Revue Etho-logique

Accueil > Abstracts > Psycho-étho > Entre nature et culture

Entre nature et culture

"Nature" publie sur l’équité chez les chimpanzés

jeudi 27 octobre 2005, par Agnès Maillard

Il est toujours un peu effrayant de voir des biologistes chercher la source de comportements moraux dans des fondements biologiques.

La charité est-elle un comportement naturel ? Lorsque l’on décide de lancer une études sur les singes portant sur ce genre de questionnement, c’est en général sur la "nature" humaine, sa spécificité que l’on s’interroge.

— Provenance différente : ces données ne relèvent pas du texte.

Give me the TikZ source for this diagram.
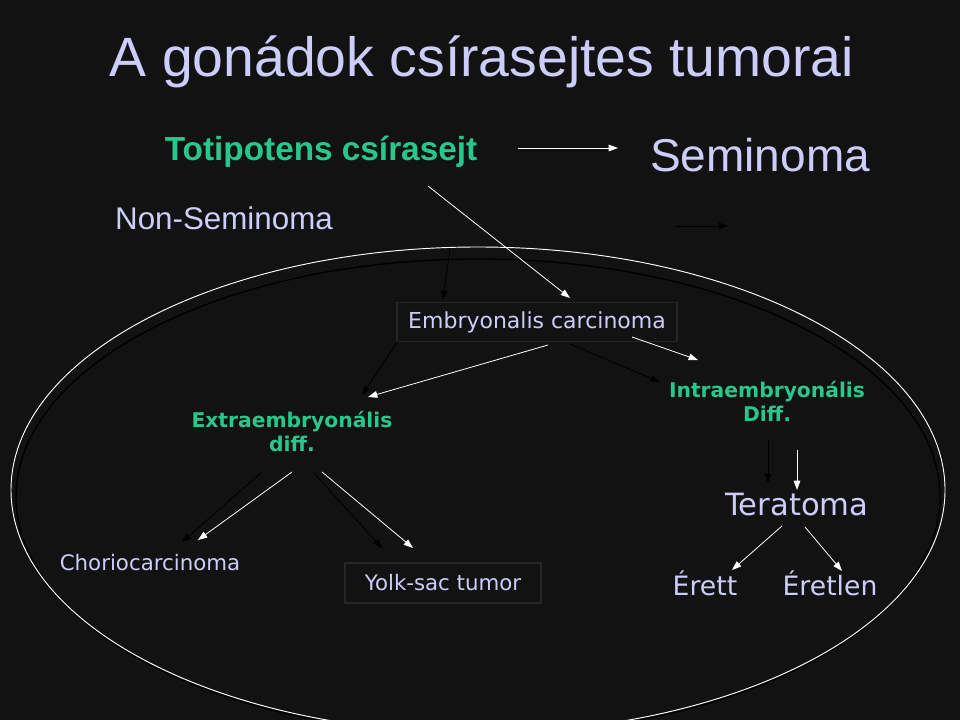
\documentclass[tikz,border=0pt]{standalone}
\usepackage{fontspec}
\setmainfont{DejaVu Sans}
\newfontfamily\arialf{Liberation Sans}
\usetikzlibrary{arrows.meta}
\definecolor{bg}{RGB}{18,18,18}
\definecolor{lav}{RGB}{205,205,250}
\definecolor{grn}{RGB}{40,200,140}
\tikzset{
 wa/.style={draw=white,line width=0.6pt,-{Triangle[length=7pt,width=5pt]}},
 ba/.style={draw=black,line width=0.6pt,-{Triangle[length=7pt,width=5pt]}},
 lbl/.style={text=lav,inner sep=1pt},
 glbl/.style={text=grn,inner sep=1pt,font=\fontsize{15.2}{18}\selectfont\bfseries,align=center},
 boxn/.style={draw=black!70!gray,line width=0.8pt,text=lav,inner sep=5pt}
}
\begin{document}
\begin{tikzpicture}[x=0.75pt,y=-0.75pt]
\fill[bg] (0,0) rectangle (960,720);
\useasboundingbox (0,0) rectangle (960,720);
\draw[black,line width=1pt] (478,497) ellipse [x radius=462,y radius=238];
\draw[white,line width=0.7pt] (478,490) ellipse [x radius=467,y radius=243];
\node[text=lav,font=\arialf\fontsize{41.5}{44}\selectfont] (title) at (482,62) {A gonádok csírasejtes tumorai};
\node[text=grn,font=\arialf\fontsize{25}{26}\selectfont\bfseries] (toti) at (321,152) {Totipotens csírasejt};
\node[text=lav,font=\arialf\fontsize{34.5}{36}\selectfont] (sem) at (760,155) {Seminoma};
\node[text=lav,font=\arialf\fontsize{23.5}{25}\selectfont] (nonsem) at (224,218) {Non-Seminoma};
\coordinate (a1) at (518,148); \coordinate (a2) at (618,148);
\draw[wa] (a1) -- (a2);
\coordinate (b1) at (675,226); \coordinate (b2) at (728,226);
\draw[ba] (b1) -- (b2);
\node[boxn,minimum width=280*0.75pt,minimum height=39*0.75pt,font=\fontsize{16.5}{18}\selectfont] (emb) at (537,322) {Embryonalis carcinoma};
\coordinate (c1) at (450,248); \coordinate (c2) at (443,300);
\draw[ba] (c1) -- (c2);
\coordinate (d1) at (428,186); \coordinate (d2) at (570,298);
\draw[wa] (d1) -- (d2);
\node[glbl] (extra) at (292,432) {Extraembryonális\\diff.};
\node[glbl] (intra) at (767,401) {Intraembryonális\\Diff.};
\coordinate (e1) at (398,341); \coordinate (e2) at (362,395);
\draw[ba] (e1) -- (e2);
\coordinate (f1) at (548,345); \coordinate (f2) at (368,397);
\draw[wa] (f1) -- (f2);
\coordinate (g1) at (570,344); \coordinate (g2) at (660,382);
\draw[ba] (g1) -- (g2);
\coordinate (h1) at (632,337); \coordinate (h2) at (698,360);
\draw[wa] (h1) -- (h2);
\coordinate (i1) at (768,440); \coordinate (i2) at (768,483);
\draw[ba] (i1) -- (i2);
\coordinate (j1) at (797,450); \coordinate (j2) at (797,490);
\draw[wa] (j1) -- (j2);
\node[lbl,font=\fontsize{23}{24}\selectfont] (tera) at (797,505) {Teratoma};
\node[lbl,font=\fontsize{20}{22}\selectfont] (erett) at (705,583) {Érett};
\node[lbl,font=\fontsize{20}{22}\selectfont] (eretlen) at (830,583) {Éretlen};
\coordinate (k1) at (782,526); \coordinate (k2) at (732,570);
\draw[wa] (k1) -- (k2);
\coordinate (l1) at (805,527); \coordinate (l2) at (842,571);
\draw[wa] (l1) -- (l2);
\node[lbl,font=\fontsize{16}{18}\selectfont] (chorio) at (150,563) {Choriocarcinoma};
\node[boxn,minimum width=196*0.75pt,minimum height=40*0.75pt,font=\fontsize{16}{18}\selectfont] (yolk) at (443,583) {Yolk-sac tumor};
\coordinate (m1) at (262,472); \coordinate (m2) at (182,542);
\draw[ba] (m1) -- (m2);
\coordinate (n1) at (292,472); \coordinate (n2) at (198,540);
\draw[wa] (n1) -- (n2);
\coordinate (o1) at (313,472); \coordinate (o2) at (382,548);
\draw[ba] (o1) -- (o2);
\coordinate (p1) at (322,472); \coordinate (p2) at (413,548);
\draw[wa] (p1) -- (p2);
\end{tikzpicture}
\end{document}
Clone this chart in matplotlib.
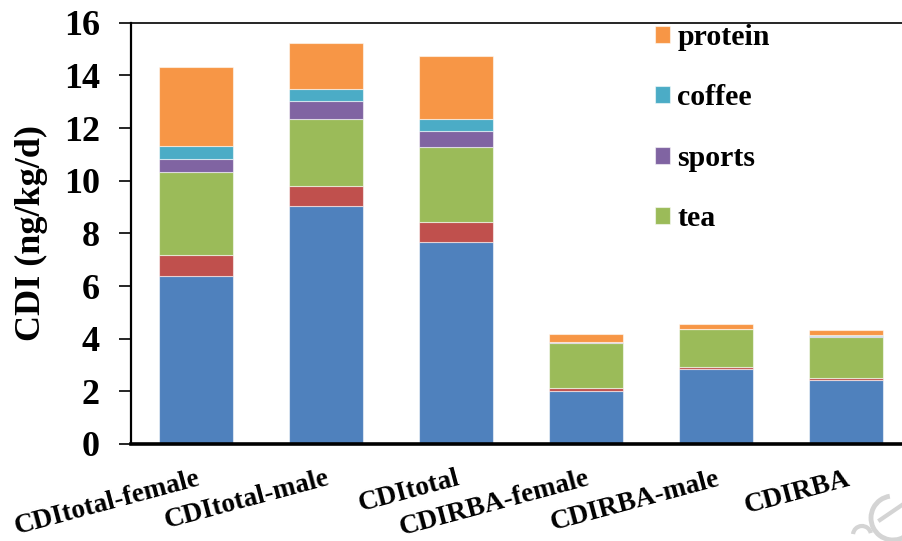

En filigrane, il y a toujours l’éternel combat entre le "bien" et le "mal", la volonté de définir si l’Homme est naturellement bon ou si c’est la civilisation, la culture qui le police (dans les deux sens du terme).

Les recherches sur les fondements biologiques des comportements humains sont symptomatiques de la pensée anglo-saxonne qui cherche à expliquer les faits sociaux par des déterminants biologiques : la pauvreté serait héréditaire (The Bell Curve [1]), tout comme la délinquance et l’homosexualité serait une maladie.

La dichotomie présupposée entre nature et culture est assez caractéristique de l’école américaine, plutôt très déterministe, alors qu’en Europe, on admet plus généralement que les comportements humains sont l’expression de causes, fondements et stimuli multifactoriels.

C’est pour cela que toute expérience animale portant sur l’expression de comportement à connotation morale (l’idée d’équité ou de charité est un concept moral) est toujours à prendre avec des pincettes.

mercredi 26 octobre 2005, 21h03

Pas d’équité chez les chimpanzés, selon Nature

PARIS (AFP) - Les chimpanzés refusent de faire un geste en faveur d’autrui, même si cela ne les prive de rien, révèlent les résultats d’une étude de comportement menée sur ces grands singes en captivité et publiée dans la revue Nature de jeudi.
Concrètement, pour voir si le sens d’équité existait chez les plus proches parents de l’homme dans le règne animal, Joan Silk, de l’université de Californie à Los Angeles, et ses collègues, ont imaginé des expériences dans lesquelles les chimpanzés (dix-huit en tout) pouvaient obtenir une friandise tout en en livrant, ou non, une autre à un congénère.
A cette fin, les singes ont été placés par paire dans deux enclos contigus, avec un appareil de distribution de fruits, situé entre les deux. Cependant, seulement l’un d’eux pouvait l’actionner en poussant ou en tirant une manivelle, soit pour accéder uniquement lui-même à la friandise convoitée, soit pour en faire tomber simultanément une autre, identique, vers son voisin. Dans aucun cas, le chimpanzé actif ne pouvait donc être perdant.

A la surprise des chercheurs, les primates, qui se connaissaient pourtant très bien mutuellement car ils vivaient ensemble depuis de longues années, ont nettement préféré se servir eux-mêmes sans se laisser impressionner par les gestes du quémandeur d’en face.

Ce comportement était d’autant plus étonnant qu’à l’état sauvage, en Afrique, les chimpanzés participent à une multitude d’activités collectives. Ils prennent part, par exemple, à des patrouilles le long de frontières de leur territoire, à des agressions en coalition contre les populations adverses, ils consolent un congénère blessé. Ils participent à la chasse et partagent ensuite la viande.

Il semblerait que, chez les primates non-humains, y compris les chimpanzés, ces gestes tiennent compte des liens familiaux entre les différents membres d’une communauté (les chimpanzés sélectionnés pour les expériences n’étaient pas apparentés), notent les scientifiques.

Chez l’homme, en déduisent-ils, l’explication du comportement pro-social extrêmement varié (participation aux élections, don du sang, condamnation des violations de normes sociales...) est à chercher en revanche dans les capacités complexes d’apprentissage culturel et les jugements moraux.